Nowicki continues, “It costs $45,000 to breed, train, and place each dog. Puppies go to volunteer puppy raisers when they’re eight weeks old and stay there for 14 months before coming to us for training. But for the client, for the dog’s new owner, it costs nothing. We provide the dogs and 24/7 lifetime service. You can’t put a price on it. For our clients, the dogs are priceless.”

All Fidelco dogs are German Shepherds, which on that “smartest breeds list” is right up there with the Border Collie. But Border Collie would be a rather poor choice for a guide dog, unless the visually challenged client wants to be herded into the kitchen along with her dinner guests whenever anyone decides to leave the room to refresh a cocktail.

Fidelco’s German Shepherds are an intelligent bunch. “I had to learn to trust the dog,” admits Randazise. “Sometimes we disagree. But I had to trust that when the dog disagreed with me, it was intelligent disobedience. I think the first time I had to grit my teeth and trust Ella was when we crossed a busy intersection here in town where there is no audible crossing signal. She got me across. I knew I had to trust her then.”

“We raise dogs who are stable, loyal, intelligent, and accepting of change,” says Nowicki, “a dog that can be part of a household.” And those dogs who need more excitement, more activity, those dogs who are too curious or demanding to fit Fidelco’s requirements as a guide dog for the blind? “Well,” says Norwicki, “some go back to their puppy raisers to be household pets, and some dogs get a career change. They go to the military or become personal protection dogs, guard dogs, or police dogs.”

Serve and Protect

Puppy-trained as a Fidelco guide dog, Thor came to the Windsor Police Force when he was less than a year old. Intelligent, confident, energetic, and strong, he was a perfect candidate to be a member of a K-9 unit. His handler, Michael Tustin, says Thor loves to go to work. “Every day is Christmas for him,” Tustin says. “He challenges both of us on the job, and at home, he’s a big part of the family.”

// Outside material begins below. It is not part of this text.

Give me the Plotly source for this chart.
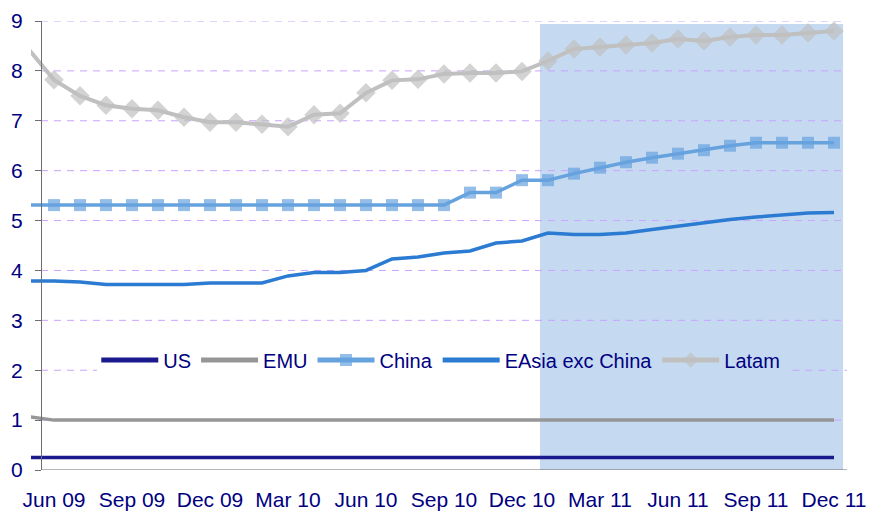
import plotly.graph_objects as go

# Monthly categories; the first one sits just left of the value axis
months = ["May 09", "Jun 09", "Jul 09", "Aug 09", "Sep 09", "Oct 09", "Nov 09", "Dec 09",
          "Jan 10", "Feb 10", "Mar 10", "Apr 10", "May 10", "Jun 10", "Jul 10", "Aug 10",
          "Sep 10", "Oct 10", "Nov 10", "Dec 10", "Jan 11", "Feb 11", "Mar 11", "Apr 11",
          "May 11", "Jun 11", "Jul 11", "Aug 11", "Sep 11", "Oct 11", "Nov 11", "Dec 11"]
tick_labels = ["Jun 09", "Sep 09", "Dec 09", "Mar 10", "Jun 10", "Sep 10",
               "Dec 10", "Mar 11", "Jun 11", "Sep 11", "Dec 11"]
y_ticks = [0, 1, 2, 3, 4, 5, 6, 7, 8, 9]

us = [0.25, 0.25, 0.25, 0.25, 0.25, 0.25, 0.25, 0.25, 0.25, 0.25, 0.25, 0.25, 0.25, 0.25, 0.25, 0.25,
      0.25, 0.25, 0.25, 0.25, 0.25, 0.25, 0.25, 0.25, 0.25, 0.25, 0.25, 0.25, 0.25, 0.25, 0.25, 0.25]
emu = [1.07, 1.00, 1.00, 1.00, 1.00, 1.00, 1.00, 1.00, 1.00, 1.00, 1.00, 1.00, 1.00, 1.00, 1.00, 1.00,
       1.00, 1.00, 1.00, 1.00, 1.00, 1.00, 1.00, 1.00, 1.00, 1.00, 1.00, 1.00, 1.00, 1.00, 1.00, 1.00]
china = [5.31, 5.31, 5.31, 5.31, 5.31, 5.31, 5.31, 5.31, 5.31, 5.31, 5.31, 5.31, 5.31, 5.31, 5.31, 5.31,
         5.31, 5.56, 5.56, 5.81, 5.81, 5.94, 6.06, 6.17, 6.26, 6.34, 6.41, 6.50, 6.56, 6.56, 6.56, 6.56]
easia = [3.79, 3.79, 3.77, 3.72, 3.72, 3.72, 3.72, 3.75, 3.75, 3.75, 3.89, 3.96, 3.96, 4.00, 4.23, 4.27,
         4.35, 4.39, 4.55, 4.59, 4.75, 4.72, 4.72, 4.75, 4.82, 4.89, 4.95, 5.02, 5.07, 5.11, 5.15, 5.16]
latam = [8.45, 7.82, 7.50, 7.31, 7.24, 7.21, 7.07, 6.97, 6.97, 6.93, 6.88, 7.12, 7.15, 7.56, 7.81, 7.83,
         7.94, 7.96, 7.96, 7.99, 8.20, 8.44, 8.48, 8.52, 8.56, 8.64, 8.60, 8.68, 8.72, 8.72, 8.76, 8.80]

# Forecast period shading (category index units, May 09 = 0)
forecast_start, forecast_end = 19.69, 31.35

NAVY = "#000080"
FONT = "Liberation Sans, Arial, sans-serif"
FS = 21
GRID = "#C9A3FF"
AXIS = "#6E6E6E"

n = len(months)
hide_first = [0] + [1] * (n - 1)

fig = go.Figure()
fig.add_trace(go.Scatter(x=months, y=us, name="US", mode="lines",
                         line=dict(color="#1A1A8E", width=3.5)))
fig.add_trace(go.Scatter(x=months, y=emu, name="EMU", mode="lines",
                         line=dict(color="#969696", width=3.5)))
fig.add_trace(go.Scatter(x=months, y=china, name="China", mode="lines+markers",
                         line=dict(color="#66A2DE", width=3.5),
                         marker=dict(symbol="square", color="#66A2DE", line=dict(width=0),
                                     size=[12 * k for k in hide_first])))
fig.add_trace(go.Scatter(x=months, y=easia, name="EAsia exc China", mode="lines",
                         line=dict(color="#2B7BD2", width=3.5)))
fig.add_trace(go.Scatter(x=months, y=latam, name="Latam", mode="lines+markers",
                         line=dict(color="#C0C0C0", width=4),
                         marker=dict(symbol="diamond", color="#C0C0C0", line=dict(width=0),
                                     size=[15 * k for k in hide_first])))

shapes = [dict(type="rect", xref="x", yref="y", x0=forecast_start, x1=forecast_end,
               y0=0, y1=8.94, fillcolor="#C5DAF1", line=dict(width=0), layer="below")]
for v in y_ticks[1:]:
    segs = [(0.5, 31.5)]
    if v == 2:
        segs = [(0.5, 2.65), (29.4, 31.5)]
    for a, b in segs:
        shapes.append(dict(type="line", xref="x", yref="y", x0=a, x1=b, y0=v, y1=v,
                           line=dict(color=GRID, width=1, dash="7px,6px"), layer="below"))
shapes.append(dict(type="line", xref="x", yref="y", x0=0.5, x1=31.5, y0=0, y1=0,
                   line=dict(color=AXIS, width=1.2), layer="above"))

fig.update_layout(
    width=871, height=512,
    margin=dict(l=31, r=24, t=21, b=42, autoexpand=False),
    paper_bgcolor="white", plot_bgcolor="white",
    font=dict(family=FONT, size=FS, color=NAVY),
    shapes=shapes,
    showlegend=True,
    legend=dict(orientation="h", x=0.08, y=0.245, xanchor="left", yanchor="middle",
                bgcolor="rgba(0,0,0,0)", font=dict(family=FONT, size=20, color=NAVY),
                itemsizing="constant", itemwidth=57, traceorder="normal"),
    xaxis=dict(type="category", range=[0.115, 31.5], tickmode="array",
               tickvals=tick_labels, ticktext=tick_labels, ticks="",
               showgrid=False, showline=False, zeroline=False, automargin=False,
               ticklabelstandoff=15,
               tickfont=dict(family=FONT, size=FS, color=NAVY)),
    xaxis2=dict(type="linear", overlaying="x", anchor="y", side="bottom",
                range=[0.115, 31.5], tickmode="array",
                tickvals=[0.5 + 3 * k for k in range(11)], automargin=False,
                ticks="outside", ticklen=6, tickcolor=AXIS, tickwidth=1.2,
                showticklabels=False, showgrid=False, showline=False, zeroline=False),
    yaxis=dict(range=[0, 9], tickvals=y_ticks, anchor="free", position=10 / 816,
               showline=True, linecolor=AXIS, linewidth=1.2, automargin=False,
               ticks="outside", ticklen=6, tickcolor=AXIS, tickwidth=1.2,
               showgrid=False, zeroline=False, ticklabelstandoff=8,
               tickfont=dict(family=FONT, size=FS, color=NAVY)),
)

fig.write_html("out.html")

“Most of the dogs are German Shepherds, Belgian Malinois, or a mix of the two breeds,” says Daniel Lane, master trainer for the North American Police Work Dog Association, “but breed or gender is not important. The vendors we use specialize in canines specifically for police work. There’s an extensive selection test. ”

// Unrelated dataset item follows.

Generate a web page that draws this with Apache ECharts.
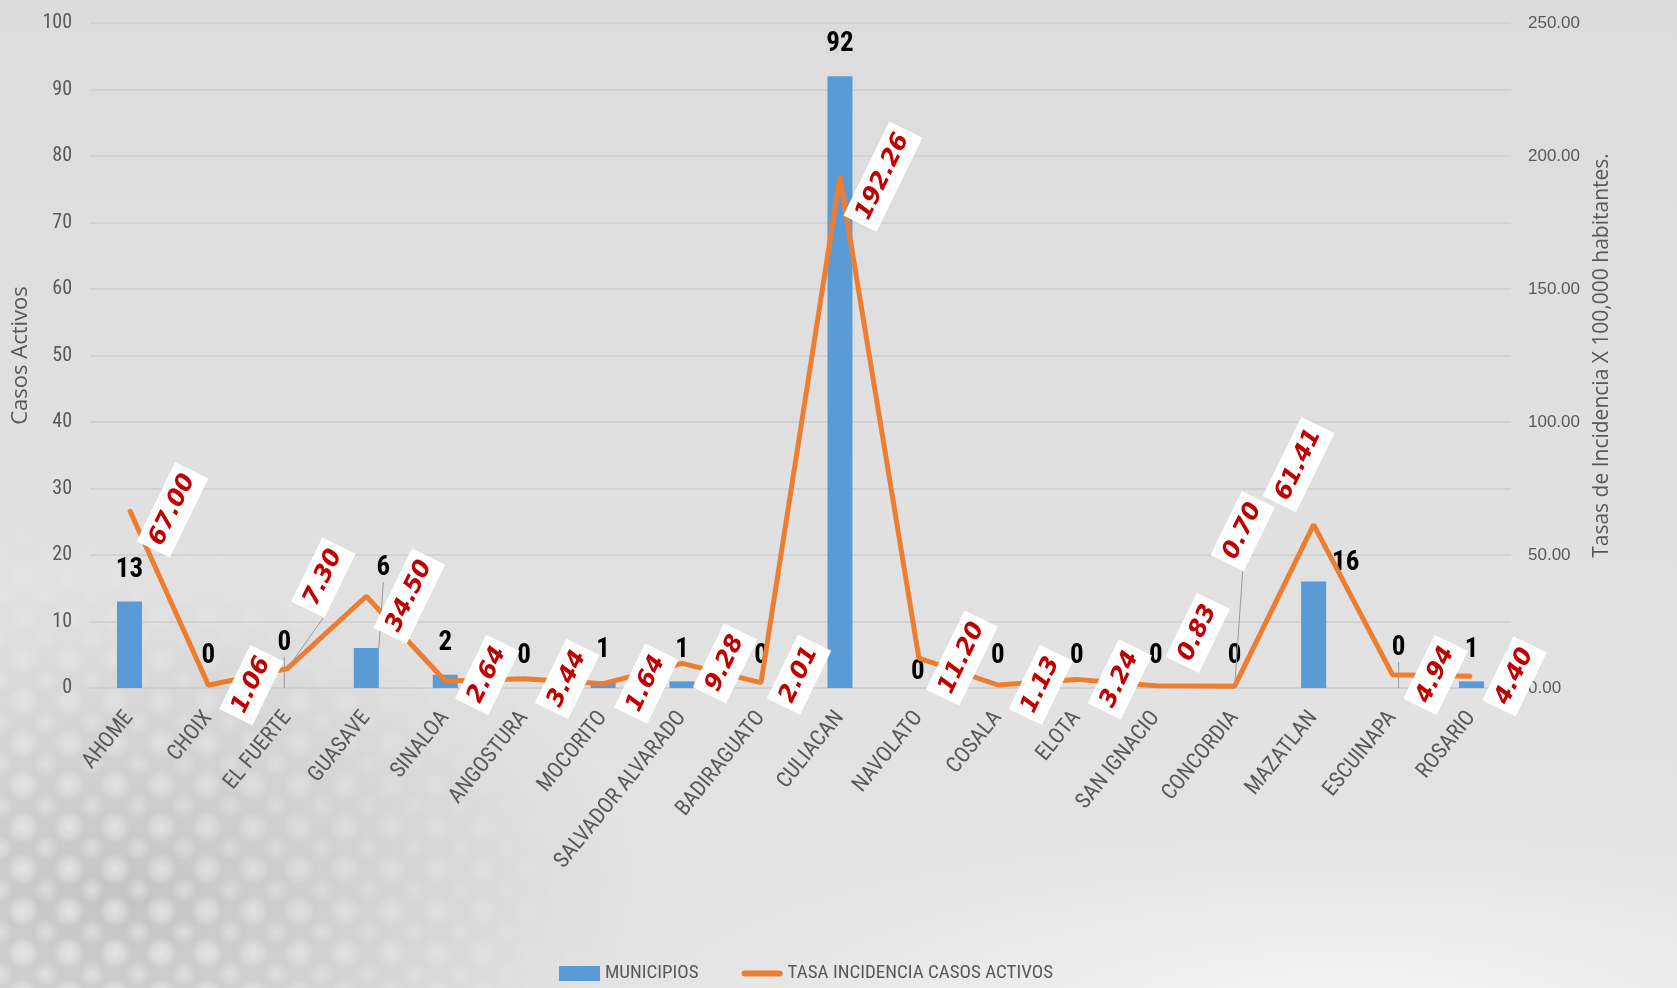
<!DOCTYPE html>
<html>
<head>
<meta charset="utf-8">
<script src="https://cdn.jsdelivr.net/npm/echarts@6/dist/echarts.min.js"></script>
<style>
html, body { margin:0; padding:0; width:1677px; height:988px; overflow:hidden; }
body {
  position:relative;
  background:
    radial-gradient(ellipse 1000px 260px at 1350px 1010px, rgba(245,245,245,0.9), rgba(245,245,245,0) 70%),
    radial-gradient(ellipse 700px 420px at 120px 900px, rgba(170,170,170,0.55), rgba(170,170,170,0) 75%),
    linear-gradient(180deg, #dcdcdc 0%, #e0e0e0 45%, #e4e4e4 100%);
}
#bokeh {
  position:absolute; left:0; top:470px; width:760px; height:518px;
  background:
    radial-gradient(circle at 50% 50%, rgba(255,255,255,0.5) 0, rgba(255,255,255,0.3) 9px, rgba(255,255,255,0) 16px) 0 0/46px 42px,
    radial-gradient(circle at 50% 50%, rgba(255,255,255,0.4) 0, rgba(255,255,255,0.2) 7px, rgba(255,255,255,0) 13px) 23px 21px/46px 42px;
  -webkit-mask-image: radial-gradient(ellipse 620px 480px at 0% 100%, rgba(0,0,0,1) 30%, rgba(0,0,0,0) 100%);
  mask-image: radial-gradient(ellipse 620px 480px at 0% 100%, rgba(0,0,0,1) 30%, rgba(0,0,0,0) 100%);
}
#chart { position:absolute; left:0; top:0; width:1677px; height:988px; }
</style>
</head>
<body>
<div id="bokeh"></div>
<div id="chart"></div>
<script>
// ---- data ----
const categories = ['AHOME','CHOIX','EL FUERTE','GUASAVE','SINALOA','ANGOSTURA','MOCORITO','SALVADOR ALVARADO','BADIRAGUATO','CULIACAN','NAVOLATO','COSALA','ELOTA','SAN IGNACIO','CONCORDIA','MAZATLAN','ESCUINAPA','ROSARIO'];
const municipios = [13, 0, 0, 6, 2, 0, 1, 1, 0, 92, 0, 0, 0, 0, 0, 16, 0, 1];
const tasaIncidencia = [67.00, 1.06, 7.30, 34.50, 2.64, 3.44, 1.64, 9.28, 2.01, 192.26, 11.20, 1.13, 3.24, 0.83, 0.70, 61.41, 4.94, 4.40];
const leftAxisTicks = { min: 0, max: 100, interval: 10 };
const rightAxisTicks = { min: 0, max: 250, interval: 50 };
const seriesNames = ['MUNICIPIOS', 'TASA INCIDENCIA CASOS ACTIVOS'];

// ---- label placement (style, not data) ----
const LINE_LABEL_ROTATE = 64;
const lineLabelDefault = [43, 0];
const lineLabelShift = { 2: [36, -91], 4: [42, -6], 8: [38, -8], 13: [42, -53], 14: [8, -155], 15: [-15, -60] };
const lineLeader = [2, 14];
const barLabelShift = { 2: [-3, -13], 3: [17, -48], 10: [-1, 16], 15: [32, 13], 16: [6, -8] };
const barLeader = [2, 3, 16];

const NARROW = "'Liberation Sans Narrow', 'Roboto Condensed', Roboto, sans-serif";
const GREY = '#595959';
const leaderStyle = { show: true, length2: 0, lineStyle: { color: '#9a9a9a', width: 1 } };

// screen-space shift -> label local frame (label is rotated)
function toLocal(s) {
  const a = LINE_LABEL_ROTATE * Math.PI / 180;
  return [s[0] * Math.cos(a) - s[1] * Math.sin(a), s[0] * Math.sin(a) + s[1] * Math.cos(a)];
}

const barData = municipios.map((v, i) => barLeader.includes(i) ? { value: v, labelLine: leaderStyle } : v);
const lineData = tasaIncidencia.map((v, i) => lineLeader.includes(i) ? { value: v, labelLine: leaderStyle } : v);

const chart = echarts.init(document.getElementById('chart'), null, { renderer: 'canvas' });
chart.setOption({
  animation: false,
  backgroundColor: 'transparent',
  grid: { left: 90, right: 166, top: 23, bottom: 300, containLabel: false },
  legend: {
    left: 554, top: 959,
    itemWidth: 41, itemHeight: 15, itemGap: 43,
    textStyle: { color: GREY, fontFamily: NARROW, fontSize: 19 },
    data: [
      { name: seriesNames[0], icon: 'rect' },
      { name: seriesNames[1], icon: 'path://M3,0 H38 A3,3 0 0 1 38,6 H3 A3,3 0 0 1 3,0 Z' }
    ]
  },
  xAxis: {
    type: 'category',
    data: categories,
    axisLine: { lineStyle: { color: '#d0d0d0', width: 2 } },
    axisTick: { show: false },
    axisLabel: { interval: 0, rotate: 51, margin: 26, color: GREY, fontFamily: NARROW, fontSize: 22 }
  },
  yAxis: [
    {
      type: 'value', min: leftAxisTicks.min, max: leftAxisTicks.max, interval: leftAxisTicks.interval,
      name: 'Casos Activos', nameLocation: 'middle', nameGap: 49, nameRotate: 90,
      nameTextStyle: { color: GREY, fontFamily: "'Open Sans', sans-serif", fontSize: 22 },
      axisLine: { show: false }, axisTick: { show: false },
      axisLabel: { color: GREY, fontFamily: NARROW, fontSize: 20, margin: 18 },
      splitLine: { lineStyle: { color: '#d2d2d2', width: 2 } }
    },
    {
      type: 'value', min: rightAxisTicks.min, max: rightAxisTicks.max, interval: rightAxisTicks.interval,
      name: 'Tasas de Incidencia X 100,000 habitantes.', nameLocation: 'middle', nameGap: 81, nameRotate: 90,
      nameTextStyle: { color: GREY, fontFamily: "'Open Sans', sans-serif", fontSize: 21 },
      axisLine: { show: false }, axisTick: { show: false },
      axisLabel: { color: GREY, fontFamily: "'Liberation Sans', sans-serif", fontSize: 17, margin: 17,
                   formatter: v => v.toFixed(2) },
      splitLine: { show: false }
    }
  ],
  series: [
    {
      name: seriesNames[0],
      type: 'bar',
      yAxisIndex: 0,
      data: barData,
      barWidth: 25,
      itemStyle: { color: '#5B9BD5' },
      label: {
        show: true, position: 'top', distance: 18,
        color: '#000', fontFamily: NARROW, fontWeight: 'bold', fontSize: 27
      },
      labelLayout: p => {
        const s = barLabelShift[p.dataIndex];
        return s ? { dx: s[0], dy: s[1] } : {};
      }
    },
    {
      name: seriesNames[1],
      type: 'line',
      yAxisIndex: 1,
      data: lineData,
      symbol: 'circle', symbolSize: 2, showSymbol: true,
      itemStyle: { color: '#ED7D31' },
      lineStyle: { color: '#ED7D31', width: 5 },
      z: 3,
      label: {
        show: true, position: 'inside', rotate: LINE_LABEL_ROTATE,
        formatter: p => Number(p.value).toFixed(2),
        color: '#C00000', fontFamily: "'DejaVu Sans', sans-serif", fontWeight: 'bold', fontStyle: 'italic', fontSize: 24,
        backgroundColor: '#ffffff', padding: [7, 6, 6, 6]
      },
      labelLayout: p => {
        const l = toLocal(lineLabelShift[p.dataIndex] || lineLabelDefault);
        return { dx: l[0], dy: l[1] };
      }
    }
  ]
});
</script>
</body>
</html>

On a rainy day, over a dozen police officers and their dogs gather in the parking lot of Waterford High School. “It’s not easy in the rain,” says Lane, water dripping off his chin into his collar. A few hundred yards away, Nico, Groton Police Officer Shawn Lisee’s dog, snorted around in the wet grass, making progress toward where a fellow officer had hidden a pull-toy. “They’re tracking,” says Lane. “Nico is following ground disturbance and particles of skin left behind by the officer who hid the toy.”

After a 13-week basic training course in all aspects of patrol—search & rescue to locating cadavers, drugs, and explosives—K-9 officers are required to continue to train with their dogs 16 hours a month. For the dogs, that’s a party. The officers enjoy it, too; it’s an energetic mix of work and play.

This rainy day, after tracking, the dogs practiced apprehending a suspect. In an empty corridor of the school, the police officers took turns being the “bad guy,” hiding in a classroom while a very eager dog sniffed at the doorjambs and found them. And found them again, and then, finally off-leash, the dog was allowed to charge and bury his teeth into a protective sleeve the bad-guy officer is wearing. The “bad guy” screams in pain, the dog wags his tail, and everyone shouts, “Good dog!”

In a celebratory sharing moment, the officer slips off the protective sleeve and lets the dog have it. The dog trots off merrily with the “arm” in his teeth. One can’t help but wonder how disappointed the dog is going to be in an actual bad-guy encounter when he is not allowed to have the arm after a successful capture.

K-9 dogs live with their officers and their families. And how do they know the difference between horseplay with the children and going to work? Tustin says his dog just knows. “When I put on my uniform and open the car door, Nico knows it’s time to get serious.”

Dogs were born to herd, protect, hunt—and play. But even our most domesticated breeds sometimes need more than a meal, a tennis ball, and a fenced-in yard.